Job. Lines containing the word "this" are to be located and copied.

[Data records]
┌──

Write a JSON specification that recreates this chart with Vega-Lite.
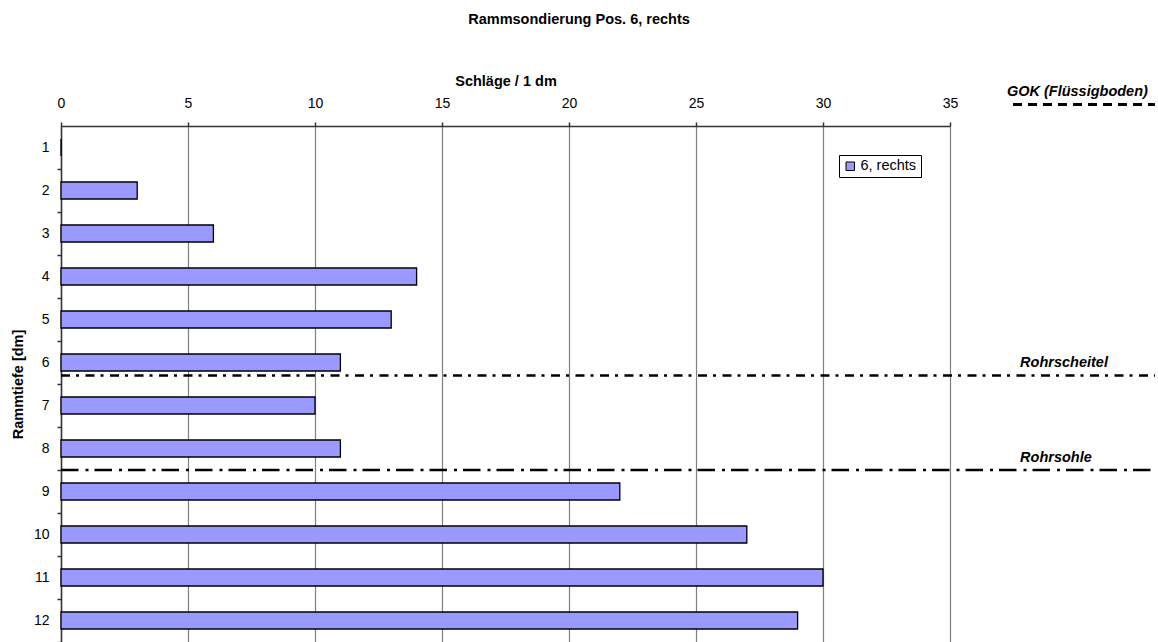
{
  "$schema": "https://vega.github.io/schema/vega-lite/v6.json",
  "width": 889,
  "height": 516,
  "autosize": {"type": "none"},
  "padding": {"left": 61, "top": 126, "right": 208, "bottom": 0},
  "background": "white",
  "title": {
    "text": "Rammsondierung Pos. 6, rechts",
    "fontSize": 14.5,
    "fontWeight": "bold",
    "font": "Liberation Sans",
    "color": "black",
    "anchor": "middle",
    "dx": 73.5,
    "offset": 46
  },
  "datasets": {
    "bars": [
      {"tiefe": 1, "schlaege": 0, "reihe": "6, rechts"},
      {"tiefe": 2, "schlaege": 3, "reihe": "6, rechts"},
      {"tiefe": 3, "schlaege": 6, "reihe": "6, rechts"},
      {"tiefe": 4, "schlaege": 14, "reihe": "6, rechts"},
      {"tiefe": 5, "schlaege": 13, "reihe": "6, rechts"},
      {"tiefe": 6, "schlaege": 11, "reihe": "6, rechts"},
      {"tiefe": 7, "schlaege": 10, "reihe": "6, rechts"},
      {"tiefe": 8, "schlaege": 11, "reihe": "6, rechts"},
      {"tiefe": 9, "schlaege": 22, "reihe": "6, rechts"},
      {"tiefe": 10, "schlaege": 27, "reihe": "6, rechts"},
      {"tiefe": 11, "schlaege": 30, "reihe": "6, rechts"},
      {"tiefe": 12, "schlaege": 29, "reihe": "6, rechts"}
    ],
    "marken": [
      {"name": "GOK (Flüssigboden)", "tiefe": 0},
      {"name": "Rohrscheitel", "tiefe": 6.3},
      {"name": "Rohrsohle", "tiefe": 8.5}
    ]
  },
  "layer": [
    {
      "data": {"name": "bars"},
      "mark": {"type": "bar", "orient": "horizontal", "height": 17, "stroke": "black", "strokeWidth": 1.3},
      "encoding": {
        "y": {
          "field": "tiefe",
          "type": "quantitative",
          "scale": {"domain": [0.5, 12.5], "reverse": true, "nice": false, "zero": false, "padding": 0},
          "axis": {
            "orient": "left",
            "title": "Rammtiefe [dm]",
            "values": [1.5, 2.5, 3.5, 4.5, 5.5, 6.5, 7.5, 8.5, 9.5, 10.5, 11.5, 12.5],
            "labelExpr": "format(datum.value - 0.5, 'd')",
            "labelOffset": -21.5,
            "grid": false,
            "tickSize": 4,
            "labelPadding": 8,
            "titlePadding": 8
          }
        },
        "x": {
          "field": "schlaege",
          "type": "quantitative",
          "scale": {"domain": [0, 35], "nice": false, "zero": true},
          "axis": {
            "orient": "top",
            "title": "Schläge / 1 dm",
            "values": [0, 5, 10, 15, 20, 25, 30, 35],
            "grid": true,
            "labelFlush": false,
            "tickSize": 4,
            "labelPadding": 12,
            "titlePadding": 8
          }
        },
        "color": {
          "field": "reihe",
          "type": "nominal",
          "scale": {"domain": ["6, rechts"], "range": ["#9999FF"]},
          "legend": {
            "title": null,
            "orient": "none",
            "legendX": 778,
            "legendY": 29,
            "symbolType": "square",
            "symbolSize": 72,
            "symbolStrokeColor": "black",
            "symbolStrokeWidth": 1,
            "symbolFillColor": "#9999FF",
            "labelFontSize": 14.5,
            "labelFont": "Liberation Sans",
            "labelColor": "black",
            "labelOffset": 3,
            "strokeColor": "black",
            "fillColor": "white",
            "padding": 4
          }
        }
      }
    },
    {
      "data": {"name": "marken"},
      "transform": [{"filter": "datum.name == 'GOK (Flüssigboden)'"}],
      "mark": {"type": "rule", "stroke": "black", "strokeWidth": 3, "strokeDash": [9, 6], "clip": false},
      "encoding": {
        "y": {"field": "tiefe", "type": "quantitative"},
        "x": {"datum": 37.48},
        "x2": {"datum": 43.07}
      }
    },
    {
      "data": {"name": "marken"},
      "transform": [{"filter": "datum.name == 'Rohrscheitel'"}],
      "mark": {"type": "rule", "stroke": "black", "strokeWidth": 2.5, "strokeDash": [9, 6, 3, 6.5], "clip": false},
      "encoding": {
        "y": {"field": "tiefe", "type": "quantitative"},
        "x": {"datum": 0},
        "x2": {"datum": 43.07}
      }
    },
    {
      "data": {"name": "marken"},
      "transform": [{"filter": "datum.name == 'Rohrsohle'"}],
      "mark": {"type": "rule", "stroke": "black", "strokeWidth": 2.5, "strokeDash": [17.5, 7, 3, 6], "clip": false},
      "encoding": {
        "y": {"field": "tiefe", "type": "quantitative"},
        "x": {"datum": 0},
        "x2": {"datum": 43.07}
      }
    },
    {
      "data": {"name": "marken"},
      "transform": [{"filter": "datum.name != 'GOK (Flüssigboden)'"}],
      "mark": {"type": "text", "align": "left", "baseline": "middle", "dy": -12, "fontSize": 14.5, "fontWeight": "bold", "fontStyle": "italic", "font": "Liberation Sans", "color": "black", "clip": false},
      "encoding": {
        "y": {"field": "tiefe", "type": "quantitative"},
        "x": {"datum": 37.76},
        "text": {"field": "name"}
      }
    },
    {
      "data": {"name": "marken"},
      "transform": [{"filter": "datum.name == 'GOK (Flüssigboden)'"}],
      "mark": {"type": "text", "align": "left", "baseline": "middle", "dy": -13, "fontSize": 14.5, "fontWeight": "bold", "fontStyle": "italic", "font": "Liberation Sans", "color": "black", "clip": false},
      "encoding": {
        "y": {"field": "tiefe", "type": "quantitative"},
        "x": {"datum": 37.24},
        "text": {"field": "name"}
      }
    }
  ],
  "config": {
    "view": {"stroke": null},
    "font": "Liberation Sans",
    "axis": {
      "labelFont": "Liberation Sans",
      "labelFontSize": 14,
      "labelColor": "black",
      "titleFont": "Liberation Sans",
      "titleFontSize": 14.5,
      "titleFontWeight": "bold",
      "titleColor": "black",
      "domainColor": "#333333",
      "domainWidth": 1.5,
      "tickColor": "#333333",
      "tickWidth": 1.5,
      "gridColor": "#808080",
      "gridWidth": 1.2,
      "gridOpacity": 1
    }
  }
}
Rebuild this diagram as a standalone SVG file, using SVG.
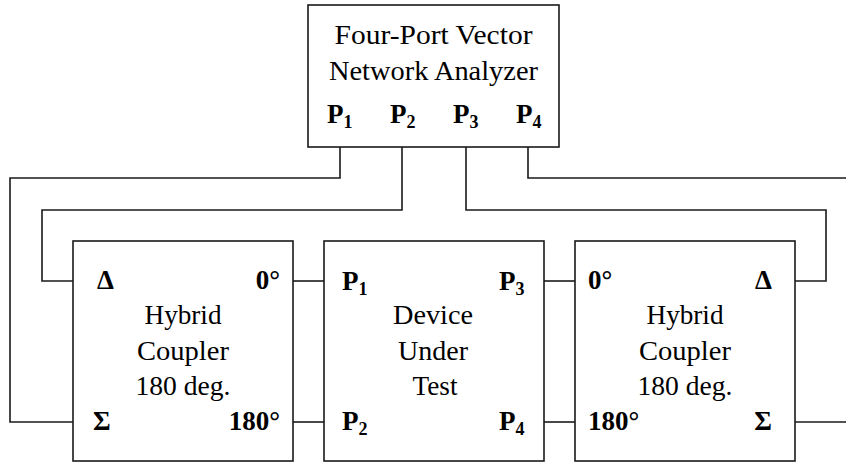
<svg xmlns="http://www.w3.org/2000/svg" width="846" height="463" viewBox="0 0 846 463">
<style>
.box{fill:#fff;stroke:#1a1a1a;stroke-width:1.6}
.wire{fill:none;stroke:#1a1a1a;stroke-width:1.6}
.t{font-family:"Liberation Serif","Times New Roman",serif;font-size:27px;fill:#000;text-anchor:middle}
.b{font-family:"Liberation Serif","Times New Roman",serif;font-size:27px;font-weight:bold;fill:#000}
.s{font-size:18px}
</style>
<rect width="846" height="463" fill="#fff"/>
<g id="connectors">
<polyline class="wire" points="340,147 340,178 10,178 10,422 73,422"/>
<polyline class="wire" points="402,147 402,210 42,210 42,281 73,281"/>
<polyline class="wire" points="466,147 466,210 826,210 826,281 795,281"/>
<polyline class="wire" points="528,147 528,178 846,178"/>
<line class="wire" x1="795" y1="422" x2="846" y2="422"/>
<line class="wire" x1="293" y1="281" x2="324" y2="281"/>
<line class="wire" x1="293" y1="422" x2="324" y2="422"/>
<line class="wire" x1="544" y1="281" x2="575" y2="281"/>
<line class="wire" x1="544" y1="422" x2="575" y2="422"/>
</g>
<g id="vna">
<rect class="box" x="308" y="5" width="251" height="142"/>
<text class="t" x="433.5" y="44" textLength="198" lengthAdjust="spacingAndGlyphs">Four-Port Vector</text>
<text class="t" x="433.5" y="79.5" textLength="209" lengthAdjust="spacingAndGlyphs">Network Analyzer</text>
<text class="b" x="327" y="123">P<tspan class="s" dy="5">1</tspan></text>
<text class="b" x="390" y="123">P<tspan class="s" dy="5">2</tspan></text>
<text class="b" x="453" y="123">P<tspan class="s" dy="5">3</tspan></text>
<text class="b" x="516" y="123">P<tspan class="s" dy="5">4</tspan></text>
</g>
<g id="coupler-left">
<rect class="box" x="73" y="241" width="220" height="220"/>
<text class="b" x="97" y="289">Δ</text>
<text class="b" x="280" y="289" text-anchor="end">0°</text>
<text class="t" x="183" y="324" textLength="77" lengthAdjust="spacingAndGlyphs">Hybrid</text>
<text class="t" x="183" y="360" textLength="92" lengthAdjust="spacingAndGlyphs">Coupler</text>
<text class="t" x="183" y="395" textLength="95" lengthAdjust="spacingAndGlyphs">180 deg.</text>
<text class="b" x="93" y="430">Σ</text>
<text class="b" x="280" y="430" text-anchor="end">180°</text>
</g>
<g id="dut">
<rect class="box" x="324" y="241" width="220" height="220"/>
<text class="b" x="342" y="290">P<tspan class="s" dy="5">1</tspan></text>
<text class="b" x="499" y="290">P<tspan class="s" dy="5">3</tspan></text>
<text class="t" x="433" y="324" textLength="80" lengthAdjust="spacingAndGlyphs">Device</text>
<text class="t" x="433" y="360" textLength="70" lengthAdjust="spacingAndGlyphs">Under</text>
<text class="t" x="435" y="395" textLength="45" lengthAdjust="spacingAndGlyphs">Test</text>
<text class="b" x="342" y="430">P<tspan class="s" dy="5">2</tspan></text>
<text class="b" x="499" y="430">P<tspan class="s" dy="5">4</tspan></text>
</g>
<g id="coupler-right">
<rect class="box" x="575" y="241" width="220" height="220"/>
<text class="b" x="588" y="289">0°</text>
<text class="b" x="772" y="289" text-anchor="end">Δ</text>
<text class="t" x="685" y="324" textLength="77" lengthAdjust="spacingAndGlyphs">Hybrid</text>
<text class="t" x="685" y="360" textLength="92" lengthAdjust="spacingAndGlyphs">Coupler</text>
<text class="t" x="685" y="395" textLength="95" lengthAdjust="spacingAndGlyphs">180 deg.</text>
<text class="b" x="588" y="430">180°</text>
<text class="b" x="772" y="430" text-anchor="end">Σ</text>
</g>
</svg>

└──

Expected output.
Write a JSON specification that recreates this chart with Vega-Lite.
Rebuild this diagram as a standalone SVG file, using SVG.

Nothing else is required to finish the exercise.